■ **Working data**:
++++++++
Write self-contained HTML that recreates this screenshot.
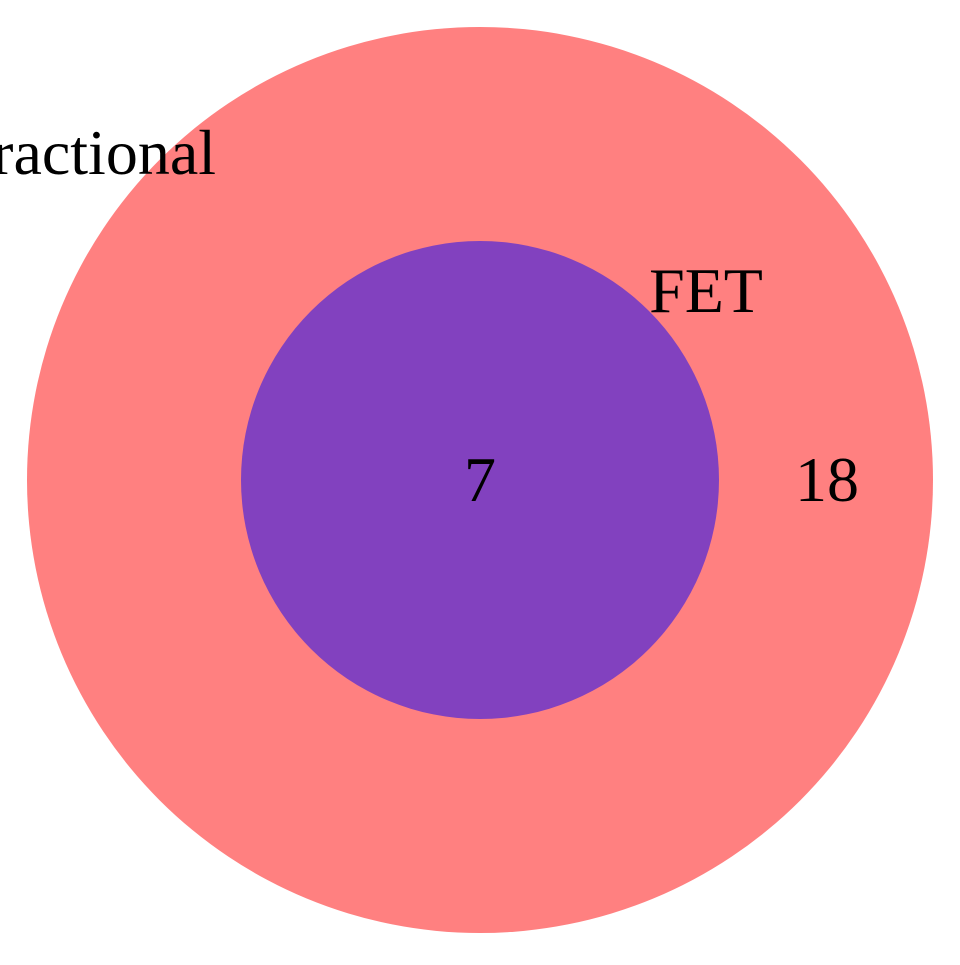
++++++++
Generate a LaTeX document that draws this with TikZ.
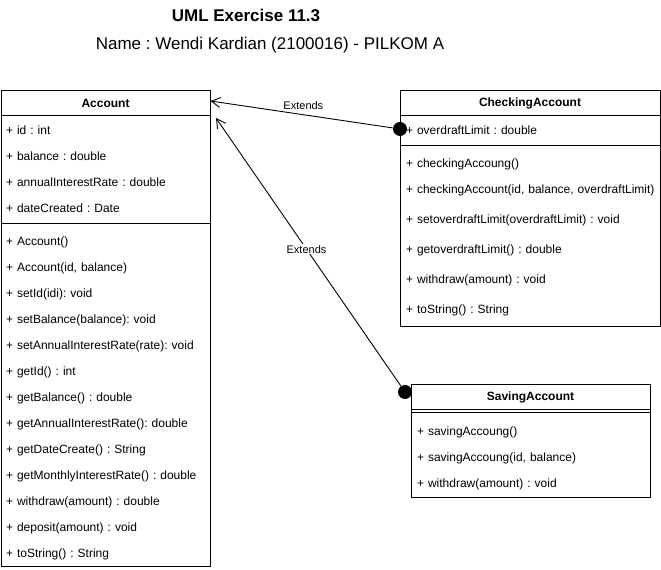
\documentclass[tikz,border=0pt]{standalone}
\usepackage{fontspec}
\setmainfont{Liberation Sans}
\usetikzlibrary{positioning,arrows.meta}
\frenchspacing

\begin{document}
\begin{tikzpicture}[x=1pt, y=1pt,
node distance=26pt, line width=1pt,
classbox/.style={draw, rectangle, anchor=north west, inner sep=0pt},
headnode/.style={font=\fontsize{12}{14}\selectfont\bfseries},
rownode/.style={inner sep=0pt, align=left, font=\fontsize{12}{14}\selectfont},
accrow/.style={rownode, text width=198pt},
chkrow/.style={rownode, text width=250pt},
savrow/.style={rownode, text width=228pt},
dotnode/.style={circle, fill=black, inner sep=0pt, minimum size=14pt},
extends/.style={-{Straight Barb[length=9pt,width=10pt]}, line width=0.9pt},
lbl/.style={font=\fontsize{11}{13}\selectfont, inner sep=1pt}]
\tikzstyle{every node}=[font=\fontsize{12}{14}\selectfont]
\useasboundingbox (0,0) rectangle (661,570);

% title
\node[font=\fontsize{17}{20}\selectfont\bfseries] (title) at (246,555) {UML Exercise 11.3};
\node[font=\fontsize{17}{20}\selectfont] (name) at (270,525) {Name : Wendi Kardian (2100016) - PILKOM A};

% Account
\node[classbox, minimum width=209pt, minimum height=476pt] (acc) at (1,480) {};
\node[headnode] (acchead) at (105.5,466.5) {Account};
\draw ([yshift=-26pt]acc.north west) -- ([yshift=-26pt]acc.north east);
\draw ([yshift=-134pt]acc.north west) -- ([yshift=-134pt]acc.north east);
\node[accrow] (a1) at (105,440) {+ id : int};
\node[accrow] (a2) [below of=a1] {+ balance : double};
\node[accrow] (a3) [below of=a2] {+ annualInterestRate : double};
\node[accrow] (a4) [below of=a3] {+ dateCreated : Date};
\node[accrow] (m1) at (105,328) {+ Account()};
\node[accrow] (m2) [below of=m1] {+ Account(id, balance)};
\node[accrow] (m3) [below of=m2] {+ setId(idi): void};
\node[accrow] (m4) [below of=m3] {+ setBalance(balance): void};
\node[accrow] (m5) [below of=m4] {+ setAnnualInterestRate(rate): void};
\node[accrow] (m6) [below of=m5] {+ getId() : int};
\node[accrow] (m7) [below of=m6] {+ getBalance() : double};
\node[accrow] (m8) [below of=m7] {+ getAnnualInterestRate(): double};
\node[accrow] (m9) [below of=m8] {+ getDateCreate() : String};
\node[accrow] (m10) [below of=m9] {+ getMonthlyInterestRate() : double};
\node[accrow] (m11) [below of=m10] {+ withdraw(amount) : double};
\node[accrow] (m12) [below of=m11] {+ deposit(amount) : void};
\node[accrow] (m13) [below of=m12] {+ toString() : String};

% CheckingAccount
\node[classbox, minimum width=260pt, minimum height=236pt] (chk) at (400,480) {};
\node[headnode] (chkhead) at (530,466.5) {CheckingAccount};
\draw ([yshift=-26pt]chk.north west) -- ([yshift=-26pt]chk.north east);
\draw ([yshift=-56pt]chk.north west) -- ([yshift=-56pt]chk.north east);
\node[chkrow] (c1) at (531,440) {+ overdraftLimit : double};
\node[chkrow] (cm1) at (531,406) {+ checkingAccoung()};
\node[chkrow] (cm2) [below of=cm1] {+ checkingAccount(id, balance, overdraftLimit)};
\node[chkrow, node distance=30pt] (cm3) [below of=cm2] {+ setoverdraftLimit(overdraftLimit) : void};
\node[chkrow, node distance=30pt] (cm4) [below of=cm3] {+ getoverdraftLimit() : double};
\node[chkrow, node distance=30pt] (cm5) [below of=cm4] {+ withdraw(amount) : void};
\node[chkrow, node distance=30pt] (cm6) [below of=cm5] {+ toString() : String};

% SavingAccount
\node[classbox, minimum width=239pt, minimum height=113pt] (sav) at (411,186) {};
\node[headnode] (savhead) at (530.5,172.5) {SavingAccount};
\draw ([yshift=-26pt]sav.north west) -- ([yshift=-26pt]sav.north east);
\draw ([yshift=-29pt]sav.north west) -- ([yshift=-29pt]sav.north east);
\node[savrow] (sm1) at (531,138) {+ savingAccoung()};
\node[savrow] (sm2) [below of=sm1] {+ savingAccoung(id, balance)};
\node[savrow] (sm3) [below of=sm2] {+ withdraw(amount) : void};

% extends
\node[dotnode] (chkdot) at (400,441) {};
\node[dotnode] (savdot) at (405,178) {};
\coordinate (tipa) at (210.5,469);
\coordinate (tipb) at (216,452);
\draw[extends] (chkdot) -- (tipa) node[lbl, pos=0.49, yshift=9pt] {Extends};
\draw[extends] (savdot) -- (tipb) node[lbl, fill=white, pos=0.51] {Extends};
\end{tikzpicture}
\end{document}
++++++++
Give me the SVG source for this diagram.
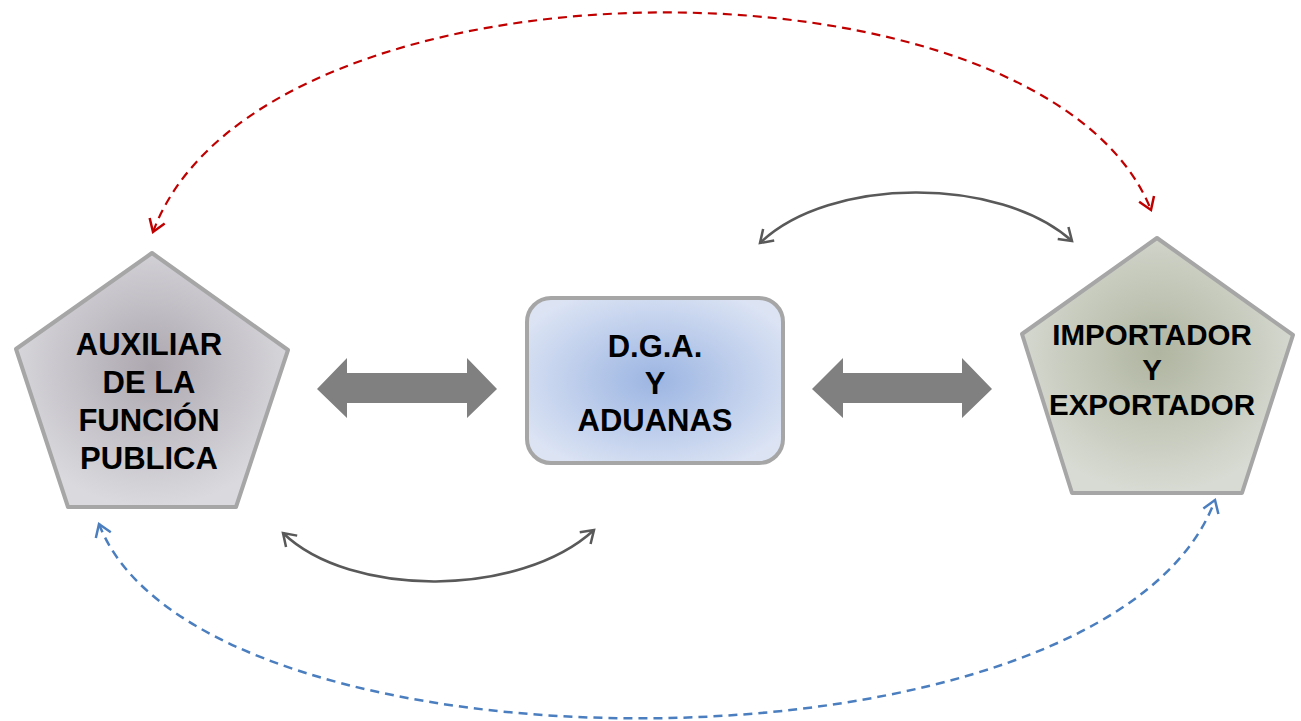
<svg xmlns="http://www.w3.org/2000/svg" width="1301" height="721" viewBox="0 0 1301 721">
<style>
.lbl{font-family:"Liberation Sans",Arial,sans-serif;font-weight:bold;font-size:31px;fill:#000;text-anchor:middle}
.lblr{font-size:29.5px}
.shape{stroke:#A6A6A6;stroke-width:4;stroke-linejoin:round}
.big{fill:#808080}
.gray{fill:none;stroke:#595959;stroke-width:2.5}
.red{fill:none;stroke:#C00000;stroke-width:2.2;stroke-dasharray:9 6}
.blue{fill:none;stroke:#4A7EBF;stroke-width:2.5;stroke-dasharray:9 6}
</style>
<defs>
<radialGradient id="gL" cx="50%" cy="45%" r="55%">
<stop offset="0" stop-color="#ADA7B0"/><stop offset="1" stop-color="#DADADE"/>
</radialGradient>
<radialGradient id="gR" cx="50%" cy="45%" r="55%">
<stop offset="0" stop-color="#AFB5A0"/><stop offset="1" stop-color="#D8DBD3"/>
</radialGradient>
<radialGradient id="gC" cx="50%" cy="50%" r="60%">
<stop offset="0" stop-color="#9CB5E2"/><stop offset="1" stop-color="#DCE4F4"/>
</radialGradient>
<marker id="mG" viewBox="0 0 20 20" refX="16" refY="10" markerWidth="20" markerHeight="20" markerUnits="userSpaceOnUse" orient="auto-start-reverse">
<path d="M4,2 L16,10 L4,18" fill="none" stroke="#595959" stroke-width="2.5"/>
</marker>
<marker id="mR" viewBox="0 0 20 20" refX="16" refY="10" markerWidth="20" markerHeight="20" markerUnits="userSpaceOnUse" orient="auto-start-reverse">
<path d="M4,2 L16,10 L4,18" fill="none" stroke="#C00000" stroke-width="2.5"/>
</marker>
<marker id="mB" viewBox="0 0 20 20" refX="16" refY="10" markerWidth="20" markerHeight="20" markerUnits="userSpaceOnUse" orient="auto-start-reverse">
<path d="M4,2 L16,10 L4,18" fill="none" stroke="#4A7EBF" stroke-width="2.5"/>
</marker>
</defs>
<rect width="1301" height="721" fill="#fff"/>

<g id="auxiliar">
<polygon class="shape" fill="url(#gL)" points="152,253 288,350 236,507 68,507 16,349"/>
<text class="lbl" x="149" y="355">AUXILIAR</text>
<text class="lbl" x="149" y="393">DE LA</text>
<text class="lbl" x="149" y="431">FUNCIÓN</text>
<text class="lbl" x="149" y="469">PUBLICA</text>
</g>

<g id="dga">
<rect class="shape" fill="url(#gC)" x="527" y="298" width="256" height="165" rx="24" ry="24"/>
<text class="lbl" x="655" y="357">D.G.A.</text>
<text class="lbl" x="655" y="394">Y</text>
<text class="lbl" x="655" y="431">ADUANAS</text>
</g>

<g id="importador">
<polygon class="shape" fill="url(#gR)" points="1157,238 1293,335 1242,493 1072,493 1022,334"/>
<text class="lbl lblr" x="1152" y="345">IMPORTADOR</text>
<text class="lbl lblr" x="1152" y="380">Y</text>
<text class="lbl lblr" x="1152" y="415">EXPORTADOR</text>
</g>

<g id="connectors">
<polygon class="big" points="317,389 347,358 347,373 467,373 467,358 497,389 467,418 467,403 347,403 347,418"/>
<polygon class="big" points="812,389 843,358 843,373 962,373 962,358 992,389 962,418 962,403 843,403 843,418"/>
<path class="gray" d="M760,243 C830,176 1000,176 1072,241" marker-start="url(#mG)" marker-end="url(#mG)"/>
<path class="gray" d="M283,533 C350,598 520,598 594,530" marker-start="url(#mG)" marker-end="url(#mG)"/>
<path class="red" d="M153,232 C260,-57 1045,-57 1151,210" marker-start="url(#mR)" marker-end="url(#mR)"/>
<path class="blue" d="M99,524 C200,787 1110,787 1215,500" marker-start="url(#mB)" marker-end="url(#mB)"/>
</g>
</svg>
++++++++
Lines containing the string "this" are to be selected and copied.

Write self-contained HTML that recreates this screenshot.
Generate a LaTeX document that draws this with TikZ.
Give me the SVG source for this diagram.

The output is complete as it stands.